Two days ago the US announced new sanctions against Sudan. John Ukec Lueth, Sudan's ambassador to the US, was immediately dispatched to make Sudan's case to the American people. It's not going well.

First, in a meeting with the American press yesterday, Lueth said that the sanctions were a "death sentence" for Sudan:

Ukec contended in a news conference that the sanctions would affect the supply and distribution of basic necessities and lead to more suffering.

"I don't think that the government officials — hundreds of them — will stop getting tea and sugar," he said. "It is just a death sentence to a large number of people."

He said that sanctions will hamper negotiations under way for peace in Darfur and other conflict regions in Sudan and could harm the stability of the country.

"Although the policy of the United States is to keep Sudan as one country, what it is doing is disintegrating Sudan," Ukec said.

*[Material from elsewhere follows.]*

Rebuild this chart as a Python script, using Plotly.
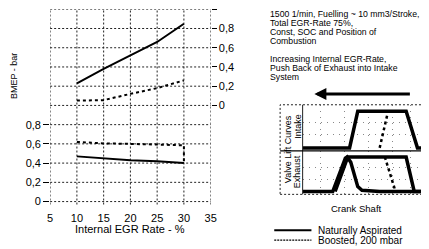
import plotly.graph_objects as go

# ---------------- data ----------------
egr = [10, 15, 20, 25, 30]
na_upper = [0.23, 0.38, 0.52, 0.66, 0.85]          # right axis
boost_upper = [0.05, 0.055, 0.12, 0.18, 0.26]      # right axis
na_bmep = [0.47, 0.45, 0.43, 0.42, 0.40]           # left axis (BMEP)
boost_egr = [10, 15, 20, 25, 30, 30]
boost_bmep = [0.62, 0.605, 0.60, 0.595, 0.585, 0.41]

x_ticks = [5, 10, 15, 20, 25, 30, 35]
left_ticks = [0, 0.2, 0.4, 0.6, 0.8]
left_text = ["0", "0,2", "0,4", "0,6", "0,8"]
right_ticks = [0, 0.2, 0.4, 0.6, 0.8, 1.0]
right_text = ["0", "0,2", "0,4", "0,6", "0,8", "1"]
grid_ticks = [round(0.2 * i, 1) for i in range(11)]

# valve lift sketch (crank position 0..1, lift 0..1)
intake_na_x = [0, 0.39, 0.458, 0.86, 0.954, 1.0]
intake_na_y = [0, 0, 0.85, 0.85, 0, 0]
intake_bo_x = [0.64, 0.71]
intake_bo_y = [0, 0.85]
exh_main_x = [0, 0.25, 0.355, 0.37, 0.40, 0.458, 0.493, 0.64, 1.0]
exh_main_y = [0, 0, 0.82, 0.85, 0.72, 0.12, 0.03, 0, 0]
exh_long_x = [0.27, 0.375, 0.86, 0.927, 1.0]
exh_long_y = [0, 0.85, 0.85, 0, 0]
exh_bo_x = [0.683, 0.772]
exh_bo_y = [0.85, 0]

notes = ["1500 1/min, Fuelling ~ 10 mm3/Stroke,", "Total EGR-Rate 75%,",
         "Const, SOC and Position of", "Combustion",
         "Increasing Internal EGR-Rate,", "Push Back of Exhaust into Intake", "System"]
notes_y = [14, 23, 32, 41, 60, 69, 78]

# page has an 8px body margin -> figure is 421x241, placed at (8, 8)
OFF = 8
W, H = 429 - OFF, 249 - OFF
def px(x): return (x - OFF) / W
def py(y): return 1 - (y - OFF) / H

FONT = "Liberation Sans, Arial, sans-serif"
fig = go.Figure()

fig.add_trace(go.Scatter(x=egr, y=na_upper, mode="lines", yaxis="y4", xaxis="x",
                         line=dict(color="black", width=2), showlegend=False, hoverinfo="skip"))
fig.add_trace(go.Scatter(x=egr, y=boost_upper, mode="lines", yaxis="y4", xaxis="x",
                         line=dict(color="black", width=2, dash="dot"), showlegend=False, hoverinfo="skip"))
fig.add_trace(go.Scatter(x=egr, y=na_bmep, mode="lines", yaxis="y", xaxis="x",
                         line=dict(color="black", width=2), showlegend=False, hoverinfo="skip"))
fig.add_trace(go.Scatter(x=boost_egr, y=boost_bmep, mode="lines", yaxis="y", xaxis="x",
                         line=dict(color="black", width=2, dash="dot"), showlegend=False, hoverinfo="skip"))
# anchor trace so the left label axis is drawn
fig.add_trace(go.Scatter(x=[egr[0]], y=[left_ticks[0]], mode="lines", yaxis="y5", xaxis="x",
                         showlegend=False, hoverinfo="skip"))

# inset traces
fig.add_trace(go.Scatter(x=intake_na_x, y=intake_na_y, mode="lines", xaxis="x2", yaxis="y2",
                         line=dict(color="black", width=3.5), showlegend=False, hoverinfo="skip"))
fig.add_trace(go.Scatter(x=intake_bo_x, y=intake_bo_y, mode="lines", xaxis="x2", yaxis="y2",
                         line=dict(color="black", width=2.5, dash="dot"), showlegend=False, hoverinfo="skip"))
fig.add_trace(go.Scatter(x=exh_main_x, y=exh_main_y, mode="lines", xaxis="x3", yaxis="y3",
                         line=dict(color="black", width=3.5), showlegend=False, hoverinfo="skip"))
fig.add_trace(go.Scatter(x=exh_long_x, y=exh_long_y, mode="lines", xaxis="x3", yaxis="y3",
                         line=dict(color="black", width=3.5), showlegend=False, hoverinfo="skip"))
fig.add_trace(go.Scatter(x=exh_bo_x, y=exh_bo_y, mode="lines", xaxis="x3", yaxis="y3",
                         line=dict(color="black", width=2.5, dash="dot"), showlegend=False, hoverinfo="skip"))

# main plot geometry (reference pixels)
top_px, zero_px, bot_px = 9.3, 204.0, 207.0
step = (zero_px - top_px) / 2.0          # px per unit on left axis
ybot = -(bot_px - zero_px) / step
ytop = 2.0
xdom = [px(48), px(212)]
ydom = [py(bot_px), py(top_px)]

inset_grid = dict(showgrid=True, gridcolor="#888", griddash="1px,5px", zeroline=False,
                  ticks="", showticklabels=False)

fig.update_layout(
    width=W, height=H, margin=dict(l=0, r=0, t=0, b=0),
    paper_bgcolor="white", plot_bgcolor="rgba(0,0,0,0)",
    font=dict(family=FONT, color="black", size=10),
    xaxis=dict(domain=xdom, range=[5, 35], tickvals=x_ticks, ticks="", showgrid=False,
               zeroline=False, showline=False, tickfont=dict(size=11), ticklabelstandoff=5),
    yaxis=dict(domain=ydom, range=[ybot, ytop], showticklabels=False, showgrid=False,
               ticks="", zeroline=False, showline=False),
    yaxis5=dict(overlaying="y", side="left", range=[ybot, ytop], tickvals=left_ticks,
                ticktext=left_text, ticks="outside", ticklen=6, tickcolor="black",
                showgrid=False, zeroline=False, showline=False, tickfont=dict(size=11)),
    yaxis4=dict(overlaying="y", side="right", range=[ybot - 1.0, ytop - 1.0], tickvals=right_ticks,
                ticktext=right_text, ticks="outside", ticklen=5, tickcolor="black",
                showgrid=False, zeroline=False, showline=False, tickfont=dict(size=11)),
    xaxis2=dict(domain=[px(306), 1.0], anchor="y2", range=[0, 1.0],
                tickvals=[0.15, 0.35, 0.55, 0.75, 0.9], **inset_grid),
    yaxis2=dict(domain=[py(152.7), py(106)], anchor="x2", range=[-0.07, 1.0],
                tickvals=[0.3, 0.6], **inset_grid),
    xaxis3=dict(domain=[px(306), 1.0], anchor="y3", range=[0, 1.0],
                tickvals=[0.15, 0.35, 0.55, 0.75, 0.9], **inset_grid),
    yaxis3=dict(domain=[py(196.7), py(152.7)], anchor="x3", range=[-0.07, 1.0],
                tickvals=[0.3, 0.6], **inset_grid),
)

shapes = []
gdash = dict(color="#222", width=1, dash="2px,2px")
for xv in x_ticks:
    shapes.append(dict(type="line", xref="x", yref="y domain", x0=xv, x1=xv, y0=0, y1=1,
                       line=gdash, layer="below"))
for yv in grid_ticks:
    shapes.append(dict(type="line", xref="x domain", yref="y", x0=0, x1=1, y0=yv, y1=yv,
                       line=gdash, layer="below"))
# inset frame
shapes.append(dict(type="rect", xref="paper", yref="paper", x0=px(283), x1=px(440), y0=py(196.7), y1=py(106),
                   line=dict(color="#222", width=1, dash="2px,2px")))
shapes.append(dict(type="line", xref="paper", yref="paper", x0=px(306), x1=px(306), y0=py(196.7), y1=py(106),
                   line=dict(color="#222", width=1)))
shapes.append(dict(type="line", xref="paper", yref="paper", x0=px(283), x1=1, y0=py(152.7), y1=py(152.7),
                   line=dict(color="black", width=1.2)))
# legend samples
shapes.append(dict(type="line", xref="paper", yref="paper", x0=px(277), x1=px(315), y0=py(233), y1=py(233),
                   line=dict(color="black", width=2)))
shapes.append(dict(type="line", xref="paper", yref="paper", x0=px(277), x1=px(315), y0=py(243), y1=py(243),
                   line=dict(color="black", width=1.2, dash="2px,1px")))
fig.update_layout(shapes=shapes)

def txt(t, x, y, size, xanchor="left", angle=0):
    return dict(text=t, x=px(x), y=py(y), xref="paper", yref="paper", xanchor=xanchor,
                yanchor="middle", textangle=angle, showarrow=False, font=dict(size=size))

ann = []
ann.append(txt("BMEP - bar", 11, 77, 9, "center", -90))
ann.append(txt("Internal EGR Rate - %", 130, 232, 11, "center"))
for t, yy in zip(notes, notes_y):
    ann.append(txt(t, 271, yy, 8.7))
# arrow
ann.append(dict(x=px(318), y=py(95), ax=97, ay=0, xref="paper", yref="paper",
                axref="pixel", ayref="pixel", text="", showarrow=True, arrowhead=2,
                arrowsize=0.8, arrowwidth=3, arrowcolor="black"))
ann.append(txt("Valve Lift Curves", 291, 151, 9, "center", -90))
ann.append(txt("Intake", 300.5, 128, 9, "center", -90))
ann.append(txt("Exhaust", 300.5, 174, 9, "center", -90))
ann.append(txt("Crank Shaft", 361, 211, 9.5, "center"))
ann.append(txt("Naturally Aspirated", 320, 233, 10))
ann.append(txt("Boosted, 200 mbar", 320, 243, 10))
fig.update_layout(annotations=ann)

fig.write_html("out.html")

So Lueth has publicly conceded that Sudan's government officials will continue to get luxuries while the people suffer. Smooth move. Perhaps more worrying for him is that his dire picture is completely at odds with the much sunnier one painted by an "unnamed Finance ministry official":

"It doesn't have that much effect on the economy. We don't have direct economic or trade relations with the United States," the Finance Ministry official told Reuters, asking not to be named because he was not authorized to speak to the media.

"Our economy is shifting from the USA and Europe to the East. We have almost 70 percent of our foreign trade with the East," he said, adding that the government conducts most of its financial transactions in euros.

The reason why this official has not been authorized to speak to the media is probably in order to prevent just this kind of thing from happening. Lueth is busy telling the world that the US is about to commit economic mass murder on his people, and this guy, with the imprimatur of the Finance Ministry, is saying, "no big deal". So, is he stupid? Or are there dueling agendas in the Sudanese government? Or have they just not got their story straight and distributed the talking points? You decide.

However, more worrying for Lueth was Dana Millbank's column in the Washington Post comparing him to "Baghdad Bob", former Iraqi Information Minister Mohammed Saeed al-Sahaf, who famously denied the Americans had entered Baghdad even as M1s were rolling through the streets behind him. Millbank, in reducing Lueth to caricature, writes:

Genocide in the Darfur region? "The United States is the only country saying that what is happening in Darfur is a genocide," Ukec shouted, gesticulating wildly and perspiring from his bald crown. "I think this is a pretext."

Ah. So what about the more than 400,000 dead? "See how many people are dying in Darfur: None," he said.

But most devastating was Lueth's own self-caricature, as he apparently attempted to hold the world's cola supply to ransom:

What's more, the good and peaceful leaders of Sudan were prepared to retaliate massively: They would cut off shipments of the emulsifier gum arabic, thereby depriving the world of cola.

"I want you to know that the gum arabic which runs all the soft drinks all over the world, including the United States, mainly 80 percent is imported from my country," the ambassador said after raising a bottle of Coca-Cola.

A reporter asked if Sudan was threatening to "stop the export of gum arabic and bring down the Western world."

"I can stop that gum arabic and all of us will have lost this," Khartoum Karl warned anew, beckoning to the Coke bottle. "But I don't want to go that way."

As diplomatic threats go, that one gets high points for creativity: Try to stop the killings in Darfur, and we'll take away your Coca-Cola.

This was so wacky that I had to hunt up some other news sources to make sure it wasn't actually satire. It wasn't:

Coke held hostage 

Arguably, Lueth has in fact identified one of the decadent west's weak spots (or sweet spots?). Nevertheless, as threats go its not in the same league as the OPEC oil embargo of the seventies.

Maybe Sudan should leave the public diplomacy to the altogether more disciplined and smooth Chinese.